Question 1: How would I do this in Stata? I looked at -help mata-, but
I don’t even know if that’s the right direction. Is it? If not, how
might I do it? This option seems more difficult for me (given my
familiarity with Stata’s functionality) than the “long option” below.

Here’s the long option, which seems more feasible for me, given my
level of skill. Note that each combination is listed just once, again
with maximum values:
Adam    Adam    1
Adam    Beth            1
Adam    Charlie 0
Beth            Beth            1
Beth            Charlie 1
Charlie Charlie 1

Question 2: I can get the data to long format fine no problem. But end
up with duplicates of combinations, as Adam is asked about Ben, and
Ben is asked about Adam (i.e. a total of 9 observations, rather than
the six above). How could I drop duplicate combinations, saving only
the max value for each?
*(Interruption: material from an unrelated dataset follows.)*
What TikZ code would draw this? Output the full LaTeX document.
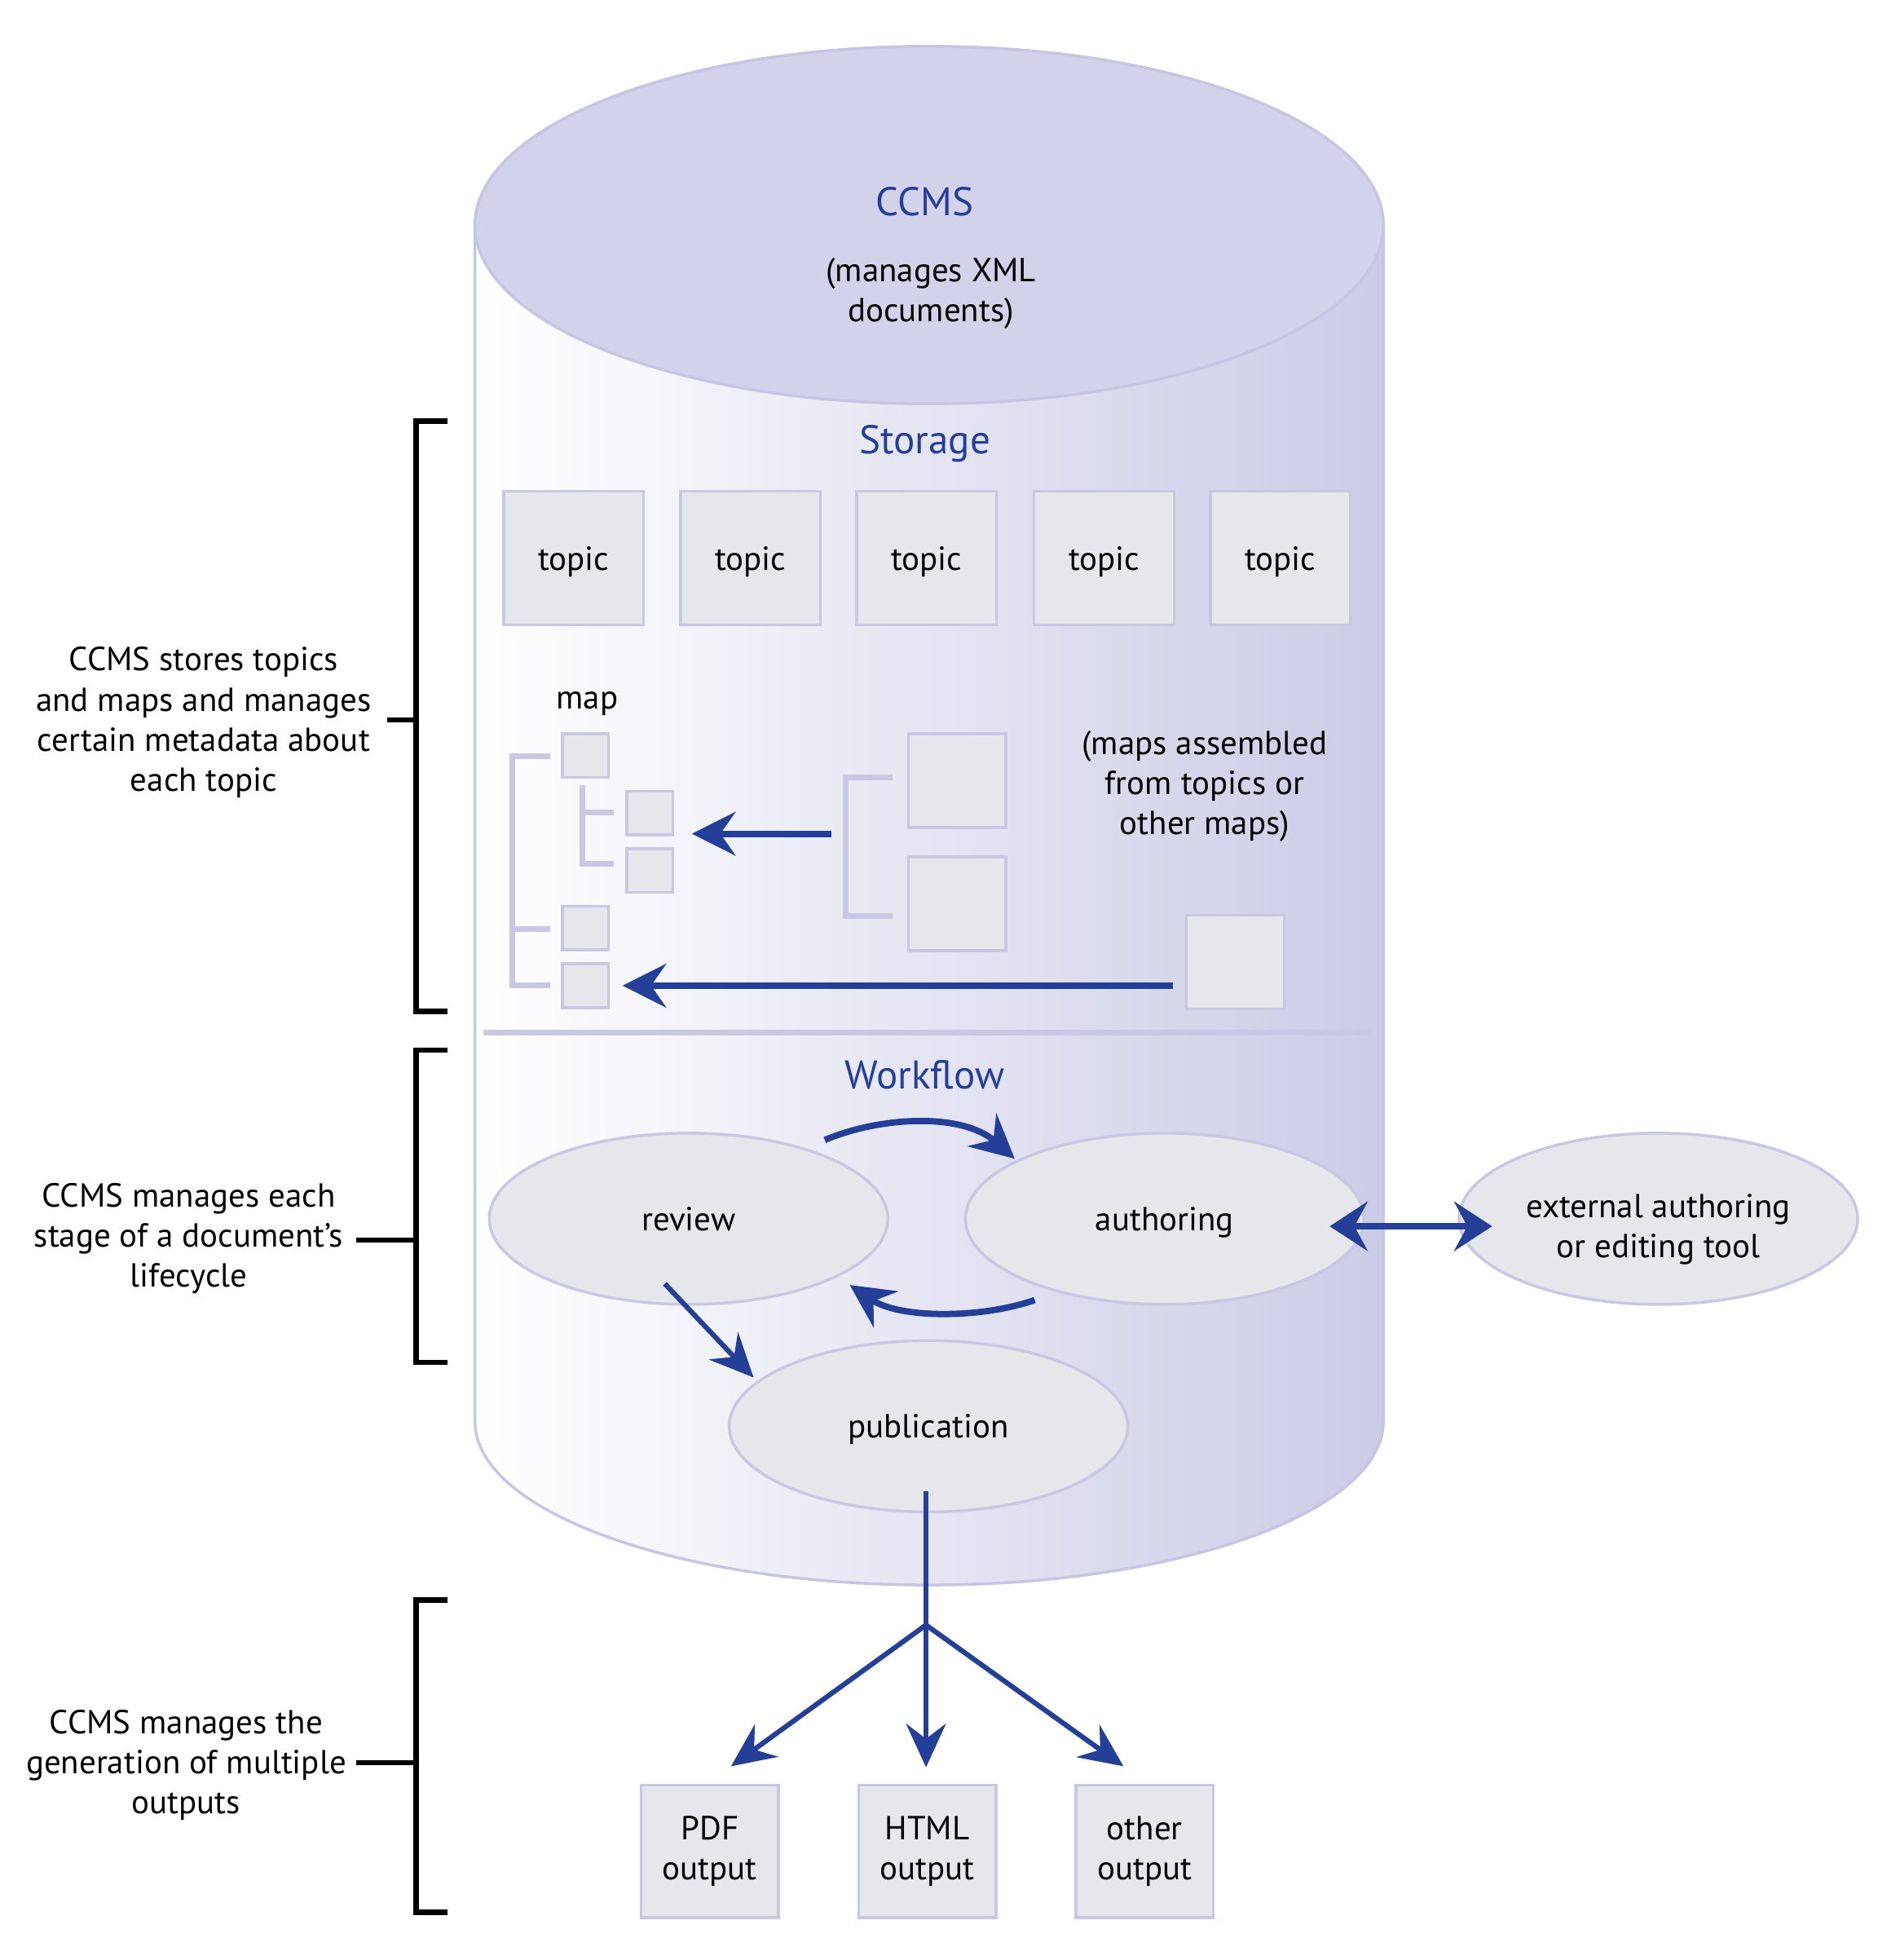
\documentclass[tikz,border=0pt]{standalone}
\usepackage{fontspec}
\setmainfont{PT Sans}
\usetikzlibrary{arrows.meta,shapes.geometric}
\definecolor{ccmsblue}{HTML}{233F97}
\definecolor{cylfill}{HTML}{CBCBE6}
\definecolor{cyltop}{HTML}{D2D2EA}
\definecolor{cylline}{HTML}{C6C6E4}
\definecolor{boxfill}{HTML}{E6E7EA}
\definecolor{boxline}{HTML}{C8C8E5}
\newcommand{\pxu}{0.1316mm}
\tikzset{
  topicbox/.style={draw=boxline,fill=boxfill,line width=0.3mm,inner sep=0pt,text depth=0pt,minimum width=112*\pxu,minimum height=107*\pxu},
  smallbox/.style={draw=boxline,fill=boxfill,line width=0.3mm,inner sep=0pt,minimum width=37*\pxu,minimum height=35*\pxu},
  bigbox/.style={draw=boxline,fill=boxfill,line width=0.3mm,inner sep=0pt,minimum width=78*\pxu,minimum height=75*\pxu},
  outbox/.style={draw=boxline,fill=boxfill,line width=0.3mm,inner sep=0pt,minimum width=110*\pxu,minimum height=106*\pxu,align=center},
  stage/.style={ellipse,draw=boxline,fill=boxfill,line width=0.3mm,inner sep=0pt,text depth=0pt,minimum width=319*\pxu,minimum height=137*\pxu,align=center},
  tree/.style={draw=boxline,line width=0.6mm},
  heading/.style={text=ccmsblue,font=\large},
  bigarrow/.style={draw=ccmsblue,line width=1.9pt,-{Stealth[length=4.6mm,width=4.6mm,inset=1.6mm]}},
  twoarrow/.style={draw=ccmsblue,line width=1.9pt,{Stealth[length=4mm,width=5.2mm,inset=1.4mm]}-{Stealth[length=4mm,width=5.2mm,inset=1.4mm]}},
  outarrow/.style={draw=ccmsblue,line width=1.5pt,-{Stealth[length=4.6mm,width=4.2mm,inset=1.6mm]}},
  brace/.style={draw=black,line width=1.6pt},
  note/.style={align=center}
}
\begin{document}
\begin{tikzpicture}[x=\pxu,y=-\pxu]
		\useasboundingbox (0,0) rectangle (1520,1568);
		% cylinder
		\shade [left color=white,right color=cylfill] (380,180) -- (380,1137) arc[start angle=180,end angle=0,x radius=363.5,y radius=131] -- (1107,180) -- cycle;
		\draw [cylline,line width=0.3mm] (380,180) -- (380,1137) arc[start angle=180,end angle=0,x radius=363.5,y radius=131] -- (1107,180);
		\node [ellipse,draw=cylline,fill=cyltop,line width=0.3mm,minimum width=727*\pxu,minimum height=286*\pxu] (lid) at (743.5,180) {};
		\node [heading] (ccms) at (740,161) {CCMS};
		\node [note] (xml) at (745,235) {(manages XML\\documents)};
		% storage
		\node [heading] (storage) at (740,355) {Storage};
		\node [topicbox] (topic1) at (459,446.5) {topic};
		\node [topicbox] (topic2) at (600.5,446.5) {topic};
		\node [topicbox] (topic3) at (741.5,446.5) {topic};
		\node [topicbox] (topic4) at (883.5,446.5) {topic};
		\node [topicbox] (topic5) at (1024.5,446.5) {topic};
		% map tree
		\node (maplabel) at (470,563) {map};
		\node [smallbox] (leaf1) at (468.5,604.5) {};
		\node [smallbox] (leaf2) at (520,650.5) {};
		\node [smallbox] (leaf3) at (520,696.5) {};
		\node [smallbox] (leaf4) at (468.5,742.5) {};
		\node [smallbox] (leaf5) at (468.5,788.5) {};
		\draw [tree] (440,605) -- (410,605) -- (410,788) -- (440,788);
		\draw [tree] (410,743) -- (440,743);
		\draw [tree] (466,628) -- (466,691) -- (491,691);
		\draw [tree] (466,650) -- (491,650);
		% submap and single topic
		\node [bigbox] (sub1) at (766,624.5) {};
		\node [bigbox] (sub2) at (766,723) {};
		\draw [tree] (714,622) -- (677,622) -- (677,733) -- (714,733);
		\node [bigbox] (single) at (988.5,769.5) {};
		\coordinate (subroot) at (665,667);
		\draw [bigarrow,shorten >=14*\pxu] (subroot) -- (leaf2.east |- subroot);
		\draw [bigarrow,shorten <=10*\pxu,shorten >=10*\pxu] (single.west |- leaf5) -- (leaf5.east);
		\node [note] (assembled) at (964,629) {(maps assembled\\from topics or\\other maps)};
		% divider
		\draw [draw=boxline,line width=0.66mm] (387,826) -- (1098,826);
		% workflow
		\node [heading] (workflow) at (740,860) {Workflow};
		\node [stage] (review) at (551,975) {review};
		\node [stage] (authoring) at (932,975) {authoring};
		\node [stage] (publication) at (743,1141) {publication};
		\node [stage,text depth=] (external) at (1327,975) {\rule{0pt}{13.5pt}external authoring\\or editing tool};
		\coordinate (rvtop) at (660,912);
		\coordinate (autop) at (812,927);
		\coordinate (aubot) at (828,1040);
		\coordinate (rvbot) at (680,1028);
		\draw [bigarrow] (rvtop) .. controls (705,893) and (770,890) .. (autop);
		\draw [bigarrow] (aubot) .. controls (785,1055) and (720,1055) .. (rvbot);
		\coordinate (rvout) at (532,1027);
		\coordinate (pubin) at (603,1102);
		\draw [outarrow] (rvout) -- (pubin);
		\coordinate (auright) at (1064,981);
		\coordinate (extleft) at (1194,981);
		\draw [twoarrow] (auright) -- (extleft);
		% outputs
		\coordinate (pubout) at (741,1193);
		\coordinate (fork) at (741,1300);
		\draw [ccmsblue,line width=1.3pt] (pubout) -- (fork);
		\node [outbox] (pdf) at (568,1481) {PDF\\output};
		\node [outbox] (html) at (742,1481) {HTML\\output};
		\node [outbox] (other) at (916,1481) {other\\output};
		\coordinate (pdfin) at (585,1413);
		\coordinate (otherin) at (899,1413);
		\draw [outarrow] (fork) -- (pdfin);
		\draw [outarrow,shorten >=13*\pxu] (fork) -- (fork |- html.north);
		\draw [outarrow] (fork) -- (otherin);
		% brackets on the left
		\draw [brace] (358,337) -- (333,337) -- (333,809) -- (358,809);
		\draw [brace] (310,576) -- (333,576);
		\node [note] (storenote) at (163,578) {CCMS stores topics\\and maps and manages\\certain metadata about\\each topic};
		\draw [brace] (358,840) -- (333,840) -- (333,1090) -- (358,1090);
		\draw [brace] (285,992) -- (333,992);
		\node [note] (flownote) at (151,991) {CCMS manages each\\stage of a document’s\\lifecycle};
		\draw [brace] (358,1280) -- (333,1280) -- (333,1530) -- (358,1530);
		\draw [brace] (285,1410) -- (333,1410);
		\node [note] (outnote) at (149,1412) {CCMS manages the\\generation of multiple\\outputs};
	\end{tikzpicture}
\end{document}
While I am pretty familiar with the
-duplicates- set of commands, I’m running into the problem that I
don’t know how to use the command since combinations go both ways,
where Adam-Beth is a duplicate of Beth-Adam. I’ve also thought about
it substituting numbers for people (i.e. 1-2 & 2-1), but that doesn’t
change my problem that I can’t figure out how to tell Stata to treat
those as duplicates.

Thanks for any help.